Performance art….Community Theatre?”
There are none of the laugh-out
loud moments I took from the
Autobiography (the bits about Sandie Shaw, and being asked to
clean canal banks for instance). But it is not humourless.
Another charge levelled at the book is
that it plays with a ‘–sub-Joycean stream of consciousness.’ Well,
again this is hit and miss, but I found many of the much reviled
alliterative asides have some charm,
“the
priest gibbered and jabbered his dutiful dribble”,
the “yakkety-yack
backchats and gabs” the “pumpkin of my pumping heart”.

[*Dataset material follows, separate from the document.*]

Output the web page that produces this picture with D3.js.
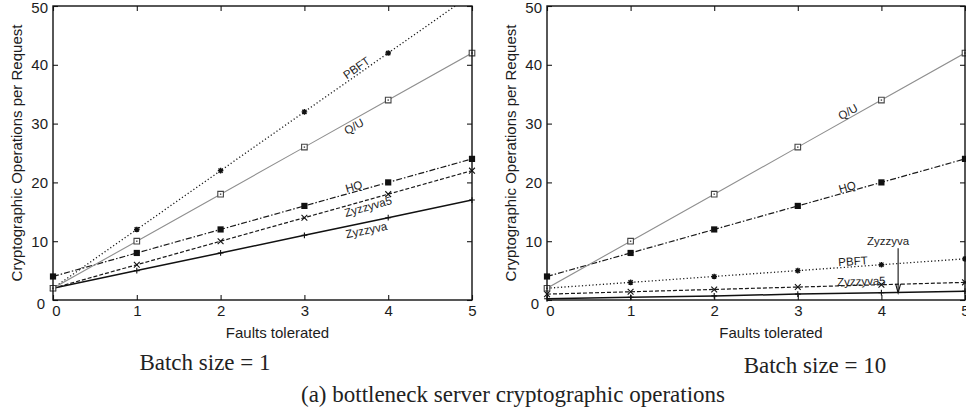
<!DOCTYPE html>
<html>
<head>
<meta charset="utf-8">
<script src="https://cdn.jsdelivr.net/npm/d3@7"></script>
<style>
  html, body { margin: 0; padding: 0; background: #fff; }
  svg { display: block; }
</style>
</head>
<body>
<svg id="fig" width="966" height="415"></svg>
<script>
// ---- data ----
const faults = [0, 1, 2, 3, 4, 5];
const valueTicks = [0, 10, 20, 30, 40, 50];
const seriesNames = ["Zyzzyva", "Zyzzyva5", "HQ", "PBFT", "Q/U"];

// batch size = 1
const zyzzyvaB1  = [2, 5, 8, 11, 14, 17];
const zyzzyva5B1 = [2, 6, 10, 14, 18, 22];
const hqB1       = [4, 8, 12, 16, 20, 24];
const pbftB1     = [2, 12, 22, 32, 42, 52];
const quB1       = [2, 10, 18, 26, 34, 42];

// batch size = 10
const zyzzyvaB10  = [0.2, 0.45, 0.7, 1.0, 1.25, 1.5];
const zyzzyva5B10 = [1.0, 1.4, 1.8, 2.2, 2.6, 3.0];
const hqB10       = [4, 8, 12, 16, 20, 24];
const pbftB10     = [2, 3, 4, 5, 6, 7];
const quB10       = [2, 10, 18, 26, 34, 42];

// in-plot series labels: anchor (faults, value) of the label centre
const labelFaultB1  = [3.74, 3.76, 3.59, 3.62, 3.59];
const labelValueB1  = [11.9, 15.9, 19.3, 39.5, 29.5];
const labelFaultB10 = [4.08, 3.76, 3.59, 3.66, 3.60];
const labelValueB10 = [10.0, 3.2, 19.2, 6.6, 32.0];
// Zyzzyva pointer in the batch-10 panel: [fault, valueFrom, valueTo]
const pointerB10 = [4.2, 8.8, 1.2];

const panelTitles = ["Batch size = 1", "Batch size = 10"];
const xTitle = "Faults tolerated";
const yTitle = "Cryptographic Operations per Request";
const caption = "(a) bottleneck server cryptographic operations";

// ---- styles ----
const styles = {
  "Zyzzyva":  { stroke: "#111",    width: 1.5, dash: null,        marker: "plus"    },
  "Zyzzyva5": { stroke: "#1a1a1a", width: 1.2, dash: "4,2",       marker: "cross"   },
  "HQ":       { stroke: "#1a1a1a", width: 1.2, dash: "6,2,1.5,2", marker: "fsquare" },
  "PBFT":     { stroke: "#1a1a1a", width: 1.3, dash: "1.2,2.3",   marker: "star"    },
  "Q/U":      { stroke: "#8f8f8f", width: 1.1, dash: null,        marker: "osquare" }
};

const svg = d3.select("#fig");
const sans = "'Liberation Sans', Arimo, Arial, sans-serif";
const serif = "'Liberation Serif', 'DejaVu Serif', serif";

function markerPath(kind, s) {
  switch (kind) {
    case "plus":  return `M${-s},0H${s}M0,${-s}V${s}`;
    case "cross": return `M${-s},${-s}L${s},${s}M${-s},${s}L${s},${-s}`;
    case "star":  return `M${-s},0H${s}M0,${-s}V${s}M${-s*0.75},${-s*0.75}L${s*0.75},${s*0.75}M${-s*0.75},${s*0.75}L${s*0.75},${-s*0.75}`;
    default:      return `M${-s},${-s}H${s}V${s}H${-s}Z`;
  }
}

function drawPanel(cfg) {
  const { id, left, right, top, bottom, series, labF, labV, title, titleX, titleY, pointer } = cfg;
  const x = d3.scaleLinear().domain([0, 5]).range([left, right]);
  const y = d3.scaleLinear().domain([0, 50]).range([bottom, top]);
  const g = svg.append("g");

  g.append("clipPath").attr("id", "clip" + id)
    .append("rect").attr("x", left).attr("y", top)
    .attr("width", right - left).attr("height", bottom - top);

  // axes: ticks pointing inward, mirrored on top and right
  const tickFont = (sel) => sel.selectAll("text")
      .attr("font-family", sans).attr("font-size", 15).attr("fill", "#1c1c1c");
  const gx = g.append("g").attr("transform", `translate(0,${bottom})`)
    .call(d3.axisBottom(x).tickValues(faults).tickSize(-5).tickPadding(5).tickFormat(d3.format("d")));
  gx.call(tickFont);
  gx.selectAll(".tick text").filter(d => d === 0).attr("dx", 3);
  const gy = g.append("g").attr("transform", `translate(${left},0)`)
    .call(d3.axisLeft(y).tickValues(valueTicks).tickSize(-5).tickPadding(5).tickFormat(d3.format("d")));
  gy.call(tickFont);
  gy.selectAll(".tick text").filter(d => d === 0).attr("dx", -3).attr("dy", "0.55em");
  gy.selectAll(".tick text").filter(d => d === 50).attr("dy", "0.42em");
  g.append("g").attr("transform", `translate(0,${top})`)
    .call(d3.axisTop(x).tickValues(faults).tickSize(-5).tickFormat(""));
  g.append("g").attr("transform", `translate(${right},0)`)
    .call(d3.axisRight(y).tickValues(valueTicks).tickSize(-5).tickFormat(""));
  g.selectAll(".domain").remove();
  g.selectAll(".tick line").attr("stroke", "#1a1a1a").attr("stroke-width", 1.1);

  // series lines
  const line = d3.line().x((d, i) => x(faults[i])).y(d => y(d));
  series.forEach((vals, k) => {
    const st = styles[seriesNames[k]];
    g.append("path").datum(vals)
      .attr("clip-path", `url(#clip${id})`)
      .attr("d", line)
      .attr("fill", "none")
      .attr("stroke", st.stroke)
      .attr("stroke-width", st.width)
      .attr("stroke-dasharray", st.dash);
  });

  // markers
  series.forEach((vals, k) => {
    const name = seriesNames[k];
    const st = styles[name];
    const pts = vals.map((v, i) => ({ f: faults[i], v })).filter(p => p.v <= 50);
    const m = g.append("g");
    pts.forEach(p => {
      const cx = x(p.f), cy = y(p.v);
      if (st.marker === "fsquare") {
        m.append("path").attr("transform", `translate(${cx},${cy})`)
          .attr("d", markerPath("sq", 3.1)).attr("fill", "#111").attr("stroke", "none");
      } else if (st.marker === "osquare") {
        m.append("path").attr("transform", `translate(${cx},${cy})`)
          .attr("d", markerPath("sq", 2.8)).attr("fill", "#fff").attr("stroke", "#444").attr("stroke-width", 1.1);
        m.append("rect").attr("x", cx - 0.7).attr("y", cy - 0.7).attr("width", 1.4).attr("height", 1.4).attr("fill", "#444");
      } else {
        m.append("path").attr("transform", `translate(${cx},${cy})`)
          .attr("d", markerPath(st.marker, st.marker === "star" ? 2.8 : 2.9))
          .attr("fill", "none").attr("stroke", "#111").attr("stroke-width", st.marker === "star" ? 1.4 : 1.1);
      }
    });
  });

  // series labels, rotated along their lines
  series.forEach((vals, k) => {
    const name = seriesNames[k];
    const cx = x(labF[k]), cy = y(labV[k]);
    const flat = pointer && name === "Zyzzyva";
    const ang = flat ? 0 :
      Math.atan2(y(vals[4]) - y(vals[3]), x(faults[4]) - x(faults[3])) * 180 / Math.PI;
    g.append("text")
      .attr("transform", `translate(${cx},${cy}) rotate(${ang})`)
      .attr("text-anchor", "middle").attr("dy", "0.35em")
      .attr("font-family", sans).attr("font-size", 11.5).attr("fill", "#1c1c1c")
      .text(name);
  });

  if (pointer) {
    const px = x(pointer[0]), y0 = y(pointer[1]), y1 = y(pointer[2]);
    g.append("line").attr("x1", px).attr("x2", px).attr("y1", y0).attr("y2", y1)
      .attr("stroke", "#111").attr("stroke-width", 1.1);
    g.append("path")
      .attr("d", `M${px - 2.5},${y1 - 9}L${px},${y1}L${px + 2.5},${y1 - 9}`)
      .attr("fill", "none").attr("stroke", "#111").attr("stroke-width", 1.1);
  }

  // frame
  g.append("rect").attr("x", left).attr("y", top)
    .attr("width", right - left).attr("height", bottom - top)
    .attr("fill", "none").attr("stroke", "#111").attr("stroke-width", 1.4);

  // axis titles
  g.append("text").attr("x", (left + right) / 2 + 15).attr("y", bottom + 38)
    .attr("text-anchor", "middle").attr("font-family", sans).attr("font-size", 15).attr("fill", "#1c1c1c")
    .text(xTitle);
  g.append("text").attr("transform", `translate(${left - 31},${(top + bottom) / 2}) rotate(-90)`)
    .attr("text-anchor", "middle").attr("font-family", sans).attr("font-size", 15).attr("fill", "#1c1c1c")
    .text(yTitle);

  // panel title
  g.append("text").attr("x", titleX).attr("y", titleY)
    .attr("text-anchor", "middle").attr("font-family", serif).attr("font-size", 23).attr("fill", "#222")
    .text(title);
}

drawPanel({
  id: "b1", left: 53, right: 472, top: 6, bottom: 300,
  series: [zyzzyvaB1, zyzzyva5B1, hqB1, pbftB1, quB1],
  labF: labelFaultB1, labV: labelValueB1,
  title: panelTitles[0], titleX: 205, titleY: 370, pointer: null
});
drawPanel({
  id: "b10", left: 547, right: 965, top: 6, bottom: 300,
  series: [zyzzyvaB10, zyzzyva5B10, hqB10, pbftB10, quB10],
  labF: labelFaultB10, labV: labelValueB10,
  title: panelTitles[1], titleX: 815, titleY: 373, pointer: pointerB10
});

svg.append("text").attr("x", 513).attr("y", 402)
  .attr("text-anchor", "middle").attr("font-family", serif).attr("font-size", 23).attr("fill", "#222")
  .text(caption);
</script>
</body>
</html>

In fact while the model of
writing is indeed the early 20th century modernists it
seems closer to an attempted amalgam of the endlessly digressive
inward thought processes of Virginia Woolf, and the muscular
adjectival hyperbole of Wyndham Lewis. I believe a fair few of those
sneering at this book would probably level similar insults at these
rather ‘difficult’ forbears as they do at this descendant.

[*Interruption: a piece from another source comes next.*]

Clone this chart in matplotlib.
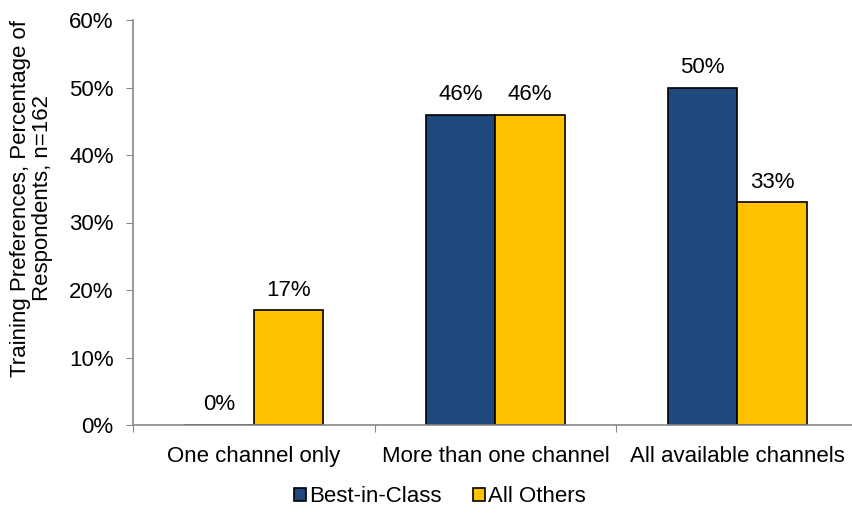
import numpy as np
import matplotlib.pyplot as plt

plt.rcParams['font.family'] = ['Liberation Sans', 'DejaVu Sans']

categories = ['One channel only', 'More than one channel', 'All available channels']
best_in_class = [0, 46, 50]
all_others = [17, 46, 33]
series_names = ['Best-in-Class', 'All Others']
colors = ['#1F497D', '#FFC000']

fs = 16
fig = plt.figure(figsize=(8.53, 5.13), dpi=100)
ax = fig.add_axes([133/853, 1-425/513, 725/853, 405/513])

x = np.arange(len(categories))
w = 0.2875
b1 = ax.bar(x - w/2, best_in_class, w, color=colors[0], edgecolor='black', linewidth=1.2, label=series_names[0])
b2 = ax.bar(x + w/2, all_others, w, color=colors[1], edgecolor='black', linewidth=1.2, label=series_names[1])

for bars in (b1, b2):
    for r in bars:
        h = r.get_height()
        ax.annotate('%d%%' % h, (r.get_x() + r.get_width()/2, h), xytext=(0, 7),
                    textcoords='offset points', ha='center', va='bottom', fontsize=fs)

ax.set_xlim(-0.5, 2.5)
ax.set_ylim(0, 60)
ax.set_yticks(range(0, 61, 10))
ax.set_yticklabels(['%d%%' % v for v in range(0, 61, 10)])
ax.set_xticks([-0.5, 0.5, 1.5, 2.5])
ax.set_xticklabels([])
ax.set_xticks(x, minor=True)
ax.set_xticklabels(categories, minor=True)
ax.tick_params(axis='x', which='minor', length=0, pad=15, labelsize=fs)
ax.tick_params(axis='x', which='major', length=5, color='#888888', direction='out')
ax.tick_params(axis='y', length=5, color='#888888', labelsize=fs, pad=9)

for s in ['top', 'right']:
    ax.spines[s].set_visible(False)
for s in ['left', 'bottom']:
    ax.spines[s].set_color('#888888')
    ax.spines[s].set_linewidth(1.2)

ax.set_ylabel('Training Preferences, Percentage of\nRespondents, n=162', fontsize=fs,
              linespacing=1.05)
ax.yaxis.set_label_coords(-0.11, 0.56)

fig.legend(loc='center', bbox_to_anchor=(440/853, 1-497/513), ncol=2, frameon=False,
           fontsize=fs, handlelength=0.55, handleheight=0.55, handletextpad=0.15, columnspacing=1.4)

fig.savefig('out.png', dpi=100)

Do I mean Morrissey is as accomplished
here as Joyce, Woolf or Wyndham Lewis? Certainly not, the quality is
far too wayward for that. And
yet that is still not the main reason
List of the Lost is not,
ultimately a success as a novel. That is for the same reason it is
often so fitfully intrigues. The book is an endless, obsessive,
utterly uncompromising meditation on the obsessions close to
Morrissey’s heart; a somewhat amorphously radical opposition to
authority (hero number two James Baldwin surfaces as a totem at one
point), the rather more specific ire against the meat industry, the
deceptions and disappointments of the sexual world, and such bizarre
meanderings as ruminating on the sinister political undercurrents in
Bonanza.
So was the Autobiography.
But this is a novel. Oscar Wilde (hero number three) may have managed
it, but few novelists succeed in engaging a reader when they make
every single character so blatantly a cipher of the author’s
worldview. The characters aphorise away (again, not without
entertaining, particularly with the outlandishly grandiose sardonic
exchanges between Ezra and his girlfriend) but they act as automatons
to the grand narrator, ultimately undermining the sympathy we have
with the outcome. A supernatural element somewhere near the middle
only serves to shake an already shaky plot apart still further.
Despite the novel’s short
length, I was beginning to lose interest before the end.
And yet, here we are again, and yet.
There is more weird fascination and utterly individual insight on each
page than you would often find in many whole books.
As ‘worst novels ever’ go,
that’s not a bad strike rate.
Any cop?
To say this is nowhere near as bad as it’s been painted is to damn
with too faint praise. Perhaps better to say that this is a book with
a completely singular and individual voice, even when that voice
rambles and misfires. While
ultimately a failure as a novel, it is something of a heroic failure,
and a frequently entertaining and weirdly fascinating insight into a
unique creative mind, working here at a weird tangent.